I got home, and enjoyed the hottest shower I could possibly stand. One thing I will say for the Army is that they really make you appreciate a few of the simple things in life. Like hot water. Until the end of my life, I will cherish a truly hot shower with good water pressure. I've had many a time without it. I've lived, but I've hated it. A truly hot, good shower, especially after an awesome workout, is almost as good as sex, just for the initial minute.

On a random sidenote, WWII combat vets are awesome yet very strange. I ran into a retired one who I suppose still lives in the area of post (didn't ask him why) Old as the hills, but still looked wiry and alert. I was making conversation, just to pass the time, when all of a sudden, out of nowhere, he popped out with something about us surviving Bush, and something about how people who hid in the Air National Guard at home while everyone else went to war shouldn't get to send other people into combat. Of course I shook his hand and continued the conversation, but (and I know you'll be surprised) it got too much even or me. He continued on. "And it was one of the assassination cycles, too. I was so disappointed. You know, the twenty year assassination cycles..." And on that point, my dear readers, I was off. That was definitely not the conversation I needed to be in, so I smiled, said goodbye, and headed for the door. I have apparently found the point beyond which I won't go in my dislike for our current president. It's small, but it's there.

10 comments:

Mud Puppy said...

Brother, I am an MP and I will tell you that there are more Robocops than I care to admit. If they ever pop you for DUI, when you are exhausted or sick, tell them to take you to the TMC for a blood draw. (So long as you don't have any booze in you). Anyways, keep your head up. Garrison MP's are mostly pricks anyhow.

Army Sergeant said...

Thanks. Yeah, I'm always really scrupulous about not driving when I've had anything to drink. Something about having a first sergeant with a plate in him from a drunk driving accident tends to make it really serious.

Anonymous said...

Military installations always have too many police on them. Naturally, these police become bored...and an idle cop is a ticketing (or at least intrusive) cop.

I think police are among the most paranoid people on earth, although I'm not entirely convinced their paranoia is of their own choosing. The cop that pulled you over was looking for something - anything - to tip him off that you were up to something considered to be a crime these days. As government revenue engines, police will always seek to intervene in activities deemed "illicit" so as to generate more money for the state.

Your worry about being pulled over for merely displaying a bumper sticker should serve as a bellwether for the depths to which acceptable police conduct have sunk.

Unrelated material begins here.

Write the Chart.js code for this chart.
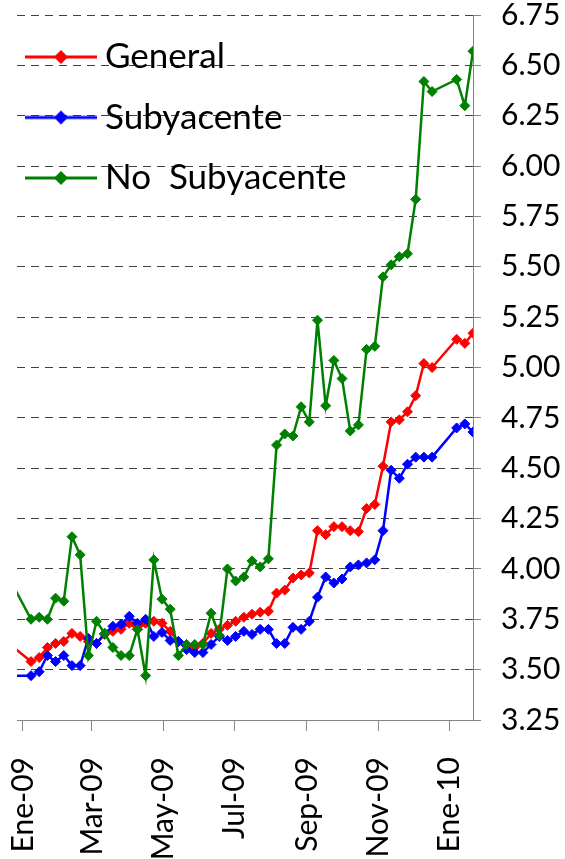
<!DOCTYPE html>
<html>
<head>
<meta charset="utf-8">
<title>Inflación</title>
<script src="https://cdn.jsdelivr.net/npm/chart.js"></script>
<style>
  html, body { margin: 0; padding: 0; background: #fff; }
</style>
</head>
<body>
<canvas id="myChart" width="565" height="859"></canvas>

<script>
// semanas (jueves); faltan las de fin de año
const fechas = [
  '2008-12-18',
  '2009-01-08', '2009-01-15', '2009-01-22', '2009-01-29', '2009-02-05', '2009-02-12', '2009-02-19', '2009-02-26',
  '2009-03-05', '2009-03-12', '2009-03-19', '2009-03-26', '2009-04-02', '2009-04-09', '2009-04-16', '2009-04-23',
  '2009-04-30', '2009-05-07', '2009-05-14', '2009-05-21', '2009-05-28', '2009-06-04', '2009-06-11', '2009-06-18',
  '2009-06-25', '2009-07-02', '2009-07-09', '2009-07-16', '2009-07-23', '2009-07-30', '2009-08-06', '2009-08-13',
  '2009-08-20', '2009-08-27', '2009-09-03', '2009-09-10', '2009-09-17', '2009-09-24', '2009-10-01', '2009-10-08',
  '2009-10-15', '2009-10-22', '2009-10-29', '2009-11-05', '2009-11-12', '2009-11-19', '2009-11-26', '2009-12-03',
  '2009-12-10', '2009-12-17', '2010-01-07', '2010-01-14', '2010-01-21'
];

const general = [
  3.64,
  3.54, 3.56, 3.61, 3.63, 3.64, 3.68, 3.665, 3.64,
  3.63, 3.675, 3.69, 3.70, 3.73, 3.70, 3.73, 3.74,
  3.73, 3.69, 3.64, 3.625, 3.61, 3.63, 3.68, 3.70,
  3.72, 3.74, 3.76, 3.775, 3.785, 3.79, 3.88, 3.895,
  3.955, 3.97, 3.98, 4.19, 4.17, 4.21, 4.21, 4.19,
  4.185, 4.30, 4.32, 4.51, 4.73, 4.74, 4.78, 4.86,
  5.02, 5.00, 5.14, 5.12, 5.17
];

const subyacente = [
  3.47,
  3.47, 3.49, 3.57, 3.54, 3.57, 3.52, 3.52, 3.655,
  3.63, 3.68, 3.715, 3.725, 3.765, 3.73, 3.75, 3.665,
  3.685, 3.645, 3.64, 3.60, 3.585, 3.585, 3.625, 3.665,
  3.645, 3.665, 3.69, 3.675, 3.70, 3.70, 3.63, 3.63,
  3.71, 3.70, 3.74, 3.86, 3.96, 3.93, 3.95, 4.01,
  4.02, 4.03, 4.045, 4.19, 4.49, 4.45, 4.52, 4.555,
  4.555, 4.555, 4.70, 4.72, 4.68
];

const noSubyacente = [
  3.98,
  3.75, 3.76, 3.75, 3.855, 3.84, 4.16, 4.07, 3.57,
  3.74, 3.68, 3.61, 3.57, 3.57, 3.70, 3.47, 4.045,
  3.85, 3.80, 3.57, 3.625, 3.625, 3.625, 3.78, 3.67,
  4.00, 3.94, 3.96, 4.04, 4.01, 4.05, 4.615, 4.67,
  4.66, 4.805, 4.73, 5.235, 4.81, 5.035, 4.945, 4.685,
  4.715, 5.09, 5.105, 5.45, 5.51, 5.55, 5.565, 5.835,
  6.42, 6.37, 6.43, 6.30, 6.57
];

const tickFechas = ['2009-01-01', '2009-03-01', '2009-05-01', '2009-07-01', '2009-09-01', '2009-11-01', '2010-01-01'];
const tickEtiquetas = ['Ene-09', 'Mar-09', 'May-09', 'Jul-09', 'Sep-09', 'Nov-09', 'Ene-10'];

// días desde el 1 de enero de 2009
function dia(f) {
  const p = f.split('-').map(Number);
  return (Date.UTC(p[0], p[1] - 1, p[2]) - Date.UTC(2009, 0, 1)) / 86400000;
}
const tickDias = tickFechas.map(dia);

function serie(valores) {
  return valores.map((v, i) => ({x: dia(fechas[i]), y: v}));
}

// línea con rombo para la leyenda
function marcaLeyenda(color) {
  const c = document.createElement('canvas');
  c.width = 80;
  c.height = 16;
  const g = c.getContext('2d');
  g.strokeStyle = color;
  g.lineWidth = 3;
  g.beginPath();
  g.moveTo(0, 8);
  g.lineTo(72, 8);
  g.stroke();
  g.fillStyle = color;
  g.beginPath();
  g.moveTo(29, 8);
  g.lineTo(36, 1);
  g.lineTo(43, 8);
  g.lineTo(36, 15);
  g.closePath();
  g.fill();
  return c;
}

const colores = ['#ff0000', '#0000ff', '#008000'];
const marcas = colores.map(marcaLeyenda);

function dataset(label, valores, color, orden) {
  return {
    label: label,
    data: serie(valores),
    borderColor: color,
    backgroundColor: color,
    borderWidth: 2.5,
    pointStyle: 'rectRot',
    pointRadius: 5,
    pointBorderWidth: 1,
    pointBackgroundColor: color,
    pointBorderColor: color,
    tension: 0,
    order: orden
  };
}

Chart.defaults.font.family = 'Lato';
Chart.defaults.color = '#000';

const ctx = document.getElementById('myChart');
new Chart(ctx, {
  type: 'line',
  data: {
    datasets: [
      dataset('General', general, colores[0], 3),
      dataset('Subyacente', subyacente, colores[1], 2),
      dataset('No  Subyacente', noSubyacente, colores[2], 1)
    ]
  },
  options: {
    responsive: false,
    animation: false,
    layout: {
      padding: {left: 17, right: 0, top: 15, bottom: 0}
    },
    plugins: {
      tooltip: {enabled: false},
      legend: {
        position: 'chartArea',
        align: 'start',
        title: {
          display: true,
          text: ' ',
          padding: 0,
          font: {size: 14, lineHeight: 1}
        },
        labels: {
          usePointStyle: true,
          pointStyleWidth: 45,
          padding: 25.5,
          color: '#000',
          font: {size: 35},
          sort: (a, b) => a.datasetIndex - b.datasetIndex,
          generateLabels: (chart) => Chart.defaults.plugins.legend.labels.generateLabels(chart)
            .map(l => Object.assign(l, {pointStyle: marcas[l.datasetIndex]}))
        }
      }
    },
    scales: {
      x: {
        type: 'linear',
        min: -5,
        max: 385,
        afterBuildTicks: (axis) => {
          axis.ticks = tickDias.map(v => ({value: v}));
        },
        afterFit: (scale) => {
          scale.height = 139;
          scale.paddingLeft = 0;
          scale.paddingRight = 0;
        },
        ticks: {
          autoSkip: false,
          minRotation: 90,
          maxRotation: 90,
          padding: 26,
          font: {size: 30, lineHeight: 1},
          callback: (value) => tickEtiquetas[tickDias.indexOf(value)]
        },
        grid: {
          drawOnChartArea: false,
          drawTicks: true,
          tickLength: 11,
          color: '#868686',
          tickColor: '#868686'
        },
        border: {color: '#868686', width: 1}
      },
      y: {
        position: 'right',
        min: 3.25,
        max: 6.75,
        afterFit: (scale) => {
          scale.width = 92;
          scale.paddingTop = 0;
          scale.paddingBottom = 0;
        },
        ticks: {
          stepSize: 0.25,
          padding: 20,
          font: {size: 30, lineHeight: 1},
          callback: (v) => v.toFixed(2)
        },
        grid: {
          color: '#404040',
          lineWidth: 1,
          tickLength: 8,
          tickColor: '#868686',
          tickBorderDash: []
        },
        border: {color: '#868686', width: 1, dash: [8, 6]}
      }
    }
  }
});
</script>
</body>
</html>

Sure, not all cops are bad, but there's always a few who spoil the image for all.

I'm glad you didn't get a ticket, but you shouldn't have been pulled over, either.

Anonymous said...

When WW2 Vets get that cynical, something is VERY WRONG WITH THE WHOLE AMERICAN PICTURE!

Anonymous said...

Remind me why you don't get out of the Army and stop your whining? Good grief!

Jack said...

Some people look for drama. They can turn a simple courtesy in the interest of public safety from a cop into harrassment for their political views.

I lost count of the times I've seen people play the race card, the sexual harrassment card, the whatever card...looks like you're gonna start playing the IVAW card whenever you don't get your way or get in trouble. Nice.

Eddie Willers, she got stopped because she didn't turn her headlights on. I don't know where you're from, but that's a legit reason to stop anywhere I've ever heard of.

Girl in the Middle said...

Eddie Willers, you might be right about police being among the most paranoid people on earth, but I think not.

But isn't this story really an example of how paranoid the author is? Thank goodness she was stopped and told to turn her headlights on, so she didn't cause an accident and hurt herself or someone else.

It's way too easy to point to the cops and MPs as the bad guys. But didn't I just read a new post by Army Sgt. about how things aren't so black and white???

Army Sgt, I was sorry to read about your accident. It sounds like you had another "good" MP in that situation.

Army Sergeant said...

Jack and Girl In the Middle,

I apologize if I wasn't clear enough. A lot of this post was about my own paranoia-sometimes justified, but often not. Some of it's probably the PTSD-I'm always on edge, and it's difficult for me to trust. Some of it is the real experience of having been hassled.

I don't claim there are no good MPs out there-what I claim is that despite knowing that there are good MPs out there, I still have a visceral response to police now which is different than the one I grew up with, and I honestly regret it.

I'm trying to be honest in this blog-to show the good and the bad. I don't always appear in a good light, but I assure you, I'm fully aware of it.

Girl in the Middle said...

ArmySgt, I went back and read it again, and this is what I gleaned from your story: this time the stop was legit, but it's only a matter of time until they mess with me because of my politics.

I personally believe this kind of thinking can be a self-fulfilling prophecy. But this is your blog, and I'm not here to argue. I *do* appreciate you sharing your experiences, whether they are good, bad, or somewhere in between.

Happy 2009, and enjoy those hot showers.

Sapper1 said...

Ms Coppa,
Typical boo hoo, the whole world is out to get me that is of course expected from some one like you.